Raw records:
◆ ◆ ◆ ◆ ◆ ◆ ◆

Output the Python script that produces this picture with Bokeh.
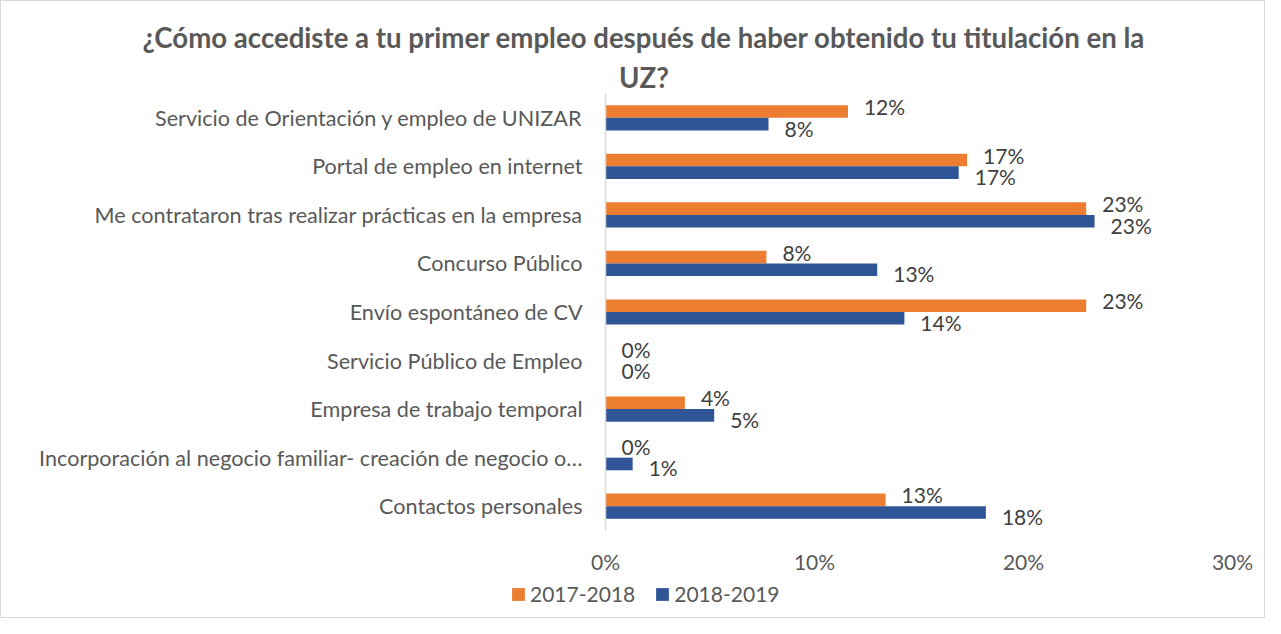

◆ ◆ ◆ ◆ ◆ ◆ ◆

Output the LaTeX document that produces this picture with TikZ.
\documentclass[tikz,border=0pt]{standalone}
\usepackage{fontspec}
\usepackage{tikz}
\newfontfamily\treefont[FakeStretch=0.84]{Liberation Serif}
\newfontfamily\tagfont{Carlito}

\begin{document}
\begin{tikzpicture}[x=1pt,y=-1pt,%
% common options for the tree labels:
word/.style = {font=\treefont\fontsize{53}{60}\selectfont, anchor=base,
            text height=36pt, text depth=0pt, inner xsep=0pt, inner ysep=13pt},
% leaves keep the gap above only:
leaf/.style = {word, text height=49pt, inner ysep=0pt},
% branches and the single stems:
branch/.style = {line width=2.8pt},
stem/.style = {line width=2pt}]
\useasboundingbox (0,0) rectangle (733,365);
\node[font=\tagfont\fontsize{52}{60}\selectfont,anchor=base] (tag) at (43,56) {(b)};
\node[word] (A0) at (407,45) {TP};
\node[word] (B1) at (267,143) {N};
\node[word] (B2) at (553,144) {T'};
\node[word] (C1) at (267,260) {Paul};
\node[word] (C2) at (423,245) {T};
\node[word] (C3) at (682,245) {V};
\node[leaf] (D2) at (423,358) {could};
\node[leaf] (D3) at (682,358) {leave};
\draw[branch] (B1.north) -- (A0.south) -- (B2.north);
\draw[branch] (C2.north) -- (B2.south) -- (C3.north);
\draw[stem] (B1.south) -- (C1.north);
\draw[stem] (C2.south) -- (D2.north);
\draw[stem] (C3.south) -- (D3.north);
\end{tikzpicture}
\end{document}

◆ ◆ ◆ ◆ ◆ ◆ ◆

Problem:
Working from the listing above, pick out every line that has "this" and copy it.

Exercise answer:
Output the Python script that produces this picture with Bokeh.
Output the LaTeX document that produces this picture with TikZ.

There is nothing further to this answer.